Every morning atleast a few hundred men and women would queue up along the bylane where he had setup shop. My father used to talk about him with the reverence given to true social workers. He used to say that he knew atleast twenty families that supplemented their income by using this Rs 100 loan everyday. The women in these families bought wheat flour, oil and kerosene and made chappatis everyday and sold them at 1 rupee each to the TELCO factory. The economics was sane - you could make around 200 chappatis at an average with that money - an income of Rs 85 per day.

The security deposit that you gave the 'moneylender' was just a reference of someone who used the service for atleast 3 months. That's it. If you did not pay back for three days your reference would not get the money and would be blacklisted. The system worked it seems till the gent passed away. But he extended his line of business to renting handcarts and then rickshaws.

In recent times if you travel down to Borivali - the northern most outpost of Mumbai using the Malad Link Road post midnight, you are likely to see rows and rows of rickshaws along the road. These form an organised 'rent by the day' method of working. You provide a copy of your license and a reference and hire a rickshaw for 12 hours for x amount, you can keep the money that you earn minus the daily rent and the cost of fuel. Efficient and enterprising politicians of all hues and colour own atleast 200 plus rickshaws and rumours are that they make around Rupees 100 - 150 per day - thats Rs 20000 per day on the lower side or Rs 600000 per month, tax free I assume.

The point I am making is that microfinance is nothing new.
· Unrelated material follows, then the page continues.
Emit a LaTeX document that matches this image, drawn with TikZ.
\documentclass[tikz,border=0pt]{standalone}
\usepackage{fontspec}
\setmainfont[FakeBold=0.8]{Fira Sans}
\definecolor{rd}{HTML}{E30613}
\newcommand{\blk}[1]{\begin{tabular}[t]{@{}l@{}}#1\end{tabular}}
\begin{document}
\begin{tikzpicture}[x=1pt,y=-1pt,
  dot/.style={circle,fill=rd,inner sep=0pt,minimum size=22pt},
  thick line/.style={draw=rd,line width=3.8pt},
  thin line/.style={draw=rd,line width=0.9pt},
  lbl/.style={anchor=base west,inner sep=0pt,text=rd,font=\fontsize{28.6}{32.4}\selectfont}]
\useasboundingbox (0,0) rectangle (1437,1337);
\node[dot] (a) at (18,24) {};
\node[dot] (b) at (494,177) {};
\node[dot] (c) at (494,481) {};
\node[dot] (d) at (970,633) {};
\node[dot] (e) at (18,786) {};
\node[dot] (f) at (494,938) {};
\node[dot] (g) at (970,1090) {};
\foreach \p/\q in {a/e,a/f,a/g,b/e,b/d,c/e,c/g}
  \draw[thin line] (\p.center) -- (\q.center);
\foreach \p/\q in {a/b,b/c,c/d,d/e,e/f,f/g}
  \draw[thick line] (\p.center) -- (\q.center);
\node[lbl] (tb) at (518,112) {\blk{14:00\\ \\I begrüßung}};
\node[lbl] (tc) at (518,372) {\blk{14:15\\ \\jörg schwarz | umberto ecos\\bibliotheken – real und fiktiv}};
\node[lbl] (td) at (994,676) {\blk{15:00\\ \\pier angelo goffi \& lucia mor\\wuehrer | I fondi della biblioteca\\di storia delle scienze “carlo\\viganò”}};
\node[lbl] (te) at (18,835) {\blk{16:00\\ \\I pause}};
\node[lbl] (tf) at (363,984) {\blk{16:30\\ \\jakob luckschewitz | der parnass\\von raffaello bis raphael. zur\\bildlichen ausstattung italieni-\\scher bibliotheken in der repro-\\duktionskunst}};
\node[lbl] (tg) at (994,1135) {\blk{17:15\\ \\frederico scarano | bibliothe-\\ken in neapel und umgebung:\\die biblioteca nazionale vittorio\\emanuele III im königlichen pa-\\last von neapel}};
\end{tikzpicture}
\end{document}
It has existed for a long long time. The workings have been exposed and outrage has piled up on the corporate ones only now when moneyed, educated, sophisticates have entered the fray with truck loads of money - from other banks and the public and have stopped pretending that they are here for doing good. Once we accept that microfinance like any other form of business has the aim of making money for its stakeholders, including the borrower, the bitterness goes away.
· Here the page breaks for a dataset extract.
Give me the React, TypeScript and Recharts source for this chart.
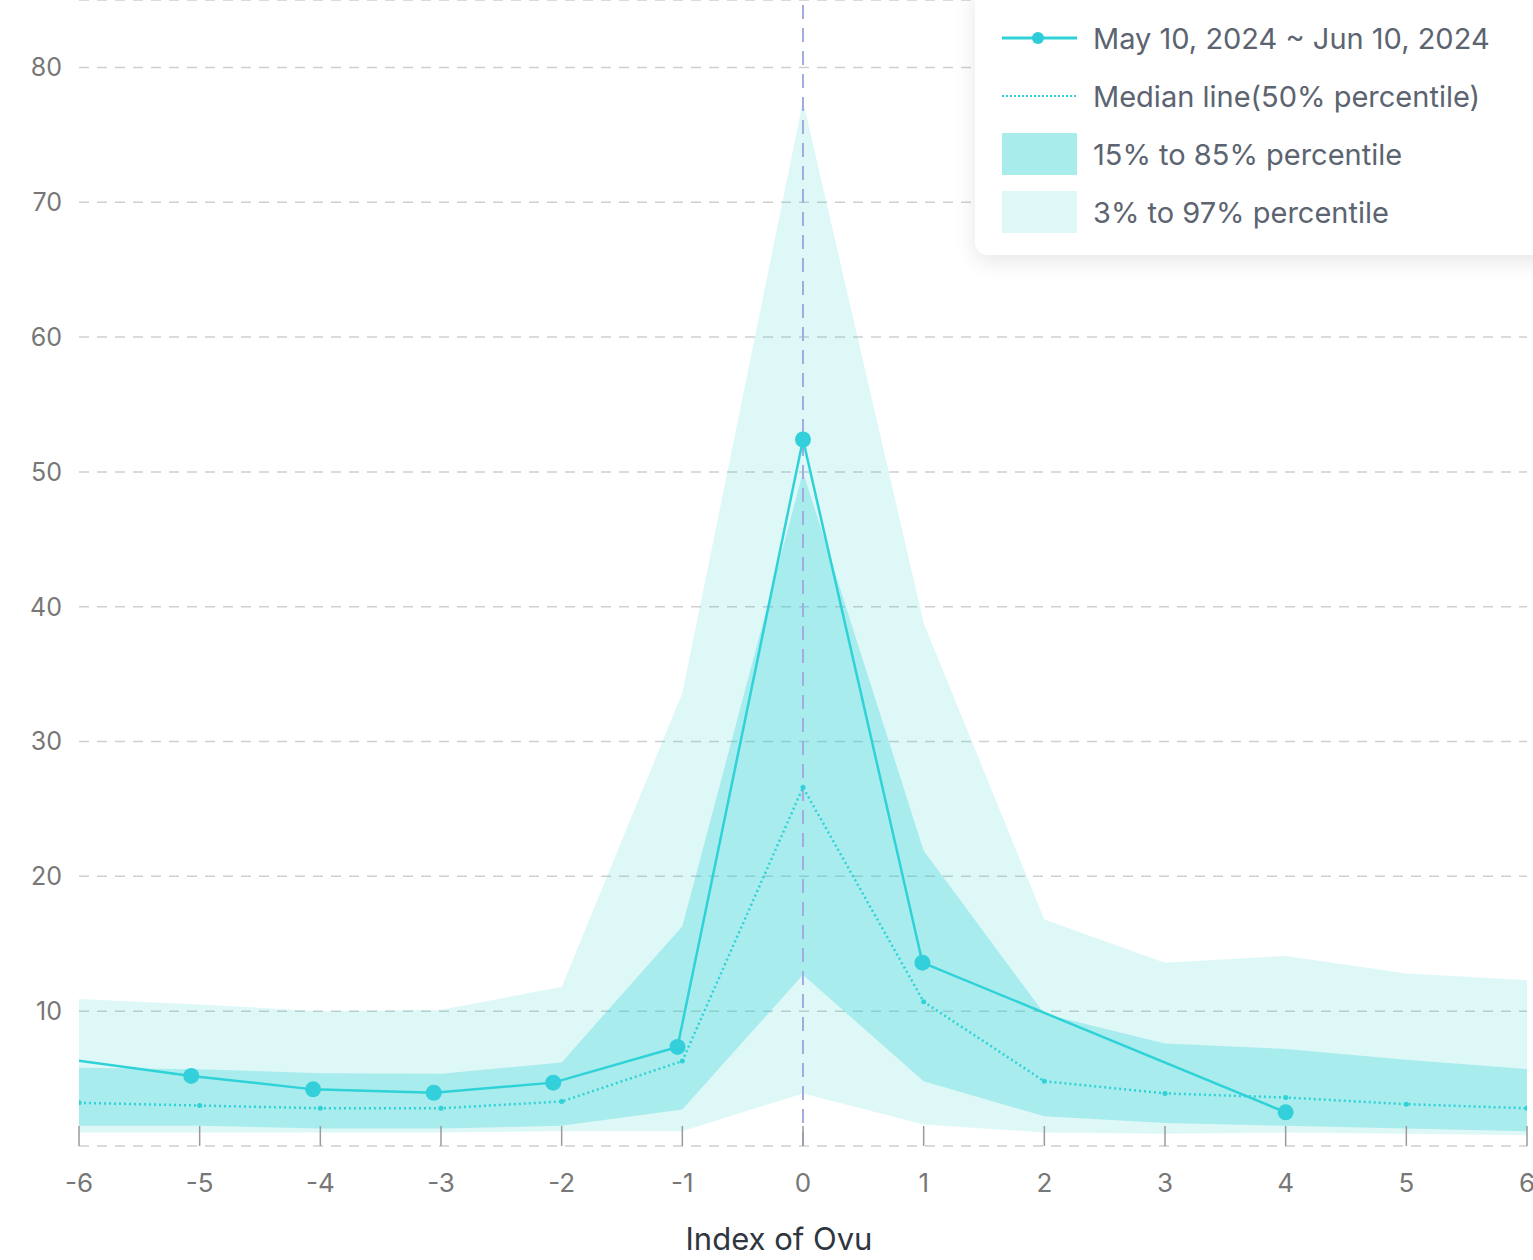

If anyone needs to take the blame for the lack of options for the women who need Rs 3000 a month to buy wheat flour, or Rs 2500 for buying a sewing machine, it is the existing banking infrastructure. When the treat people like you and me like a piece of thrash, I can imagine what they would do to the people at the lower strata. It makes me wonder when Mr O P Bhatt, Chairman of State Bank of India - one of the largest banking networks in India says in the Times of India he is surprised by the numbers of the microfinance companies. I am surprised that the postal network, the branch network and the reach of the cooperative movement has not been used to lead the way. Atleast you would not express surprise!

What we need is not mega venture funded companies - they serve their purpose too but are not easy to digest :), we need a thousand people who are like the Sindhi businessman from Pimpri Camp or even the politicians of Mumbai who provide a source of income to the a few hundred migrants. Their aims must be dubious but they do serve a purpose. And how different are they from the microfinance guys anyways?
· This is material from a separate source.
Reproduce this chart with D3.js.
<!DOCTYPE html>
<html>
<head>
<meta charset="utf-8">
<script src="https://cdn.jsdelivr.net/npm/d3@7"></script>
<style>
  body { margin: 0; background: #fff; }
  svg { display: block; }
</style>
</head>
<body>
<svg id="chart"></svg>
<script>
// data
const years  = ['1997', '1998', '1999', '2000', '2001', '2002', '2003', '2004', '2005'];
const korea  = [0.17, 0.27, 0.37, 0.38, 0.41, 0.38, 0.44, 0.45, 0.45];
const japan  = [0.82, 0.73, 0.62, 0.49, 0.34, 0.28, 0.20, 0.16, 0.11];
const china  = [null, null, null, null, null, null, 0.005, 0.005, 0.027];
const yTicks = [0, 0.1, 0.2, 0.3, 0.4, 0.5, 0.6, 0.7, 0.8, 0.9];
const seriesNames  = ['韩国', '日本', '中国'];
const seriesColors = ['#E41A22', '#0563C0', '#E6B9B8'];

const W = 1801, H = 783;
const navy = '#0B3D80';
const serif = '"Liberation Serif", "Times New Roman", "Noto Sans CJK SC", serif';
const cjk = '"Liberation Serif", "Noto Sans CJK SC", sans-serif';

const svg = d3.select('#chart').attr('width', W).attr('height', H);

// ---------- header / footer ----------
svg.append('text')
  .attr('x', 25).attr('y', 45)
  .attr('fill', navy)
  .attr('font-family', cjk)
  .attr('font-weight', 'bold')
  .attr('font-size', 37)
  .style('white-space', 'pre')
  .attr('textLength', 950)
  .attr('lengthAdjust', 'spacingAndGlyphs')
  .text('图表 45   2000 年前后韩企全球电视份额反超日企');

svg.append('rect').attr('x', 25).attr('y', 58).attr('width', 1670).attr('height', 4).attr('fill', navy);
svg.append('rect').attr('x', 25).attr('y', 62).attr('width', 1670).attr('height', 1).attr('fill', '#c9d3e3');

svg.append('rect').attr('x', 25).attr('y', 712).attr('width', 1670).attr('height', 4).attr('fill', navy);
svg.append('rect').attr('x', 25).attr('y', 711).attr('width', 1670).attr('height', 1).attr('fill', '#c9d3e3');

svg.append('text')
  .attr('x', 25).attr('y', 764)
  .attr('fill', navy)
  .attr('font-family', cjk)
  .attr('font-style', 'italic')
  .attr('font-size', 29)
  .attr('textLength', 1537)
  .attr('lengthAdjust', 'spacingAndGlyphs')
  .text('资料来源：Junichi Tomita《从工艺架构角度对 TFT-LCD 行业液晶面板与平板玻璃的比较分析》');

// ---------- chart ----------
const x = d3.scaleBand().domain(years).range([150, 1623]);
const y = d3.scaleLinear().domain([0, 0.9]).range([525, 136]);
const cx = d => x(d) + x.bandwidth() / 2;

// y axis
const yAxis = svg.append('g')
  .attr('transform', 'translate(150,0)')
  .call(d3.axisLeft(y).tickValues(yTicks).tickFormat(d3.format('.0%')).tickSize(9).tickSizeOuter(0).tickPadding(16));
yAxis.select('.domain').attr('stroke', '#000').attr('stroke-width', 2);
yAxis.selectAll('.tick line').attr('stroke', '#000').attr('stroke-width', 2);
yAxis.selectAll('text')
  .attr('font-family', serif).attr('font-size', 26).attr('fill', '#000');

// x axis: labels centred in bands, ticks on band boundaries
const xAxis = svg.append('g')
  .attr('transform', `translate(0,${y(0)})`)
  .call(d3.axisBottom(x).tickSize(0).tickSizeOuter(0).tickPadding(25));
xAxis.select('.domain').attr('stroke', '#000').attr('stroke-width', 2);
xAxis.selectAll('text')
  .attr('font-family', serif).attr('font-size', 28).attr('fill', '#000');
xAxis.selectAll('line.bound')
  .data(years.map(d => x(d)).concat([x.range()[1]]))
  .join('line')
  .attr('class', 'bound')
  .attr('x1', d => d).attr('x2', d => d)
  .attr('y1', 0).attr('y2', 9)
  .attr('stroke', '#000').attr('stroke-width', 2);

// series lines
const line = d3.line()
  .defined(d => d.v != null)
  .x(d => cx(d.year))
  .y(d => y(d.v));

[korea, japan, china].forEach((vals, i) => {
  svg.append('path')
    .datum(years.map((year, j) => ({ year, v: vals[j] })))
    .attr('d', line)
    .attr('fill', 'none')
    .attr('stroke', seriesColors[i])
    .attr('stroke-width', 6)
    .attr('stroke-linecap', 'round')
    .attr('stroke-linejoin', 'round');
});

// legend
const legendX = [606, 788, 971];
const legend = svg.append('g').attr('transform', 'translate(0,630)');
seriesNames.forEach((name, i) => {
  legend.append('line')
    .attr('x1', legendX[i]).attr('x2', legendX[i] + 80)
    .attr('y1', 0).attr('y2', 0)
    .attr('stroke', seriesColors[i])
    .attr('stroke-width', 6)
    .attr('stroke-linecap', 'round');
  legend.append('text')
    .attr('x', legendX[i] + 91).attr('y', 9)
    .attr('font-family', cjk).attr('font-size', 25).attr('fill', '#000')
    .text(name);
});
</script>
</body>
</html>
I recently invested a modest amount of Rs 500 through RangDe.org. Of the amount Rs 400 went to Rama Dipak of Maharashtra who wants to setup a diary business and Rs 100 to Ujjwala Santosh who wants to buy a sewing machine. Between the two they needed to raise Rs 7500 and thirteen people contributed towards the amount. None of us are expecting to make any money on this investment, though the promised rate is of 3.5% per annum. If this experiment works I am willing to invest a small sum every month and hopefully a few people will raise themselves and live with dignity. I think its a great thought, only problem is that if RangDe succeed twenty similar ventures will be setup and the same story would get repeated.

I can bet that the social - collective - investing is a fantastic idea and the ones who want to get involved can start small. Locality based startups that work closely with the people who want to volunteer with money and time. We used to call this Social Service under the NSS in college. I wonder if it exists!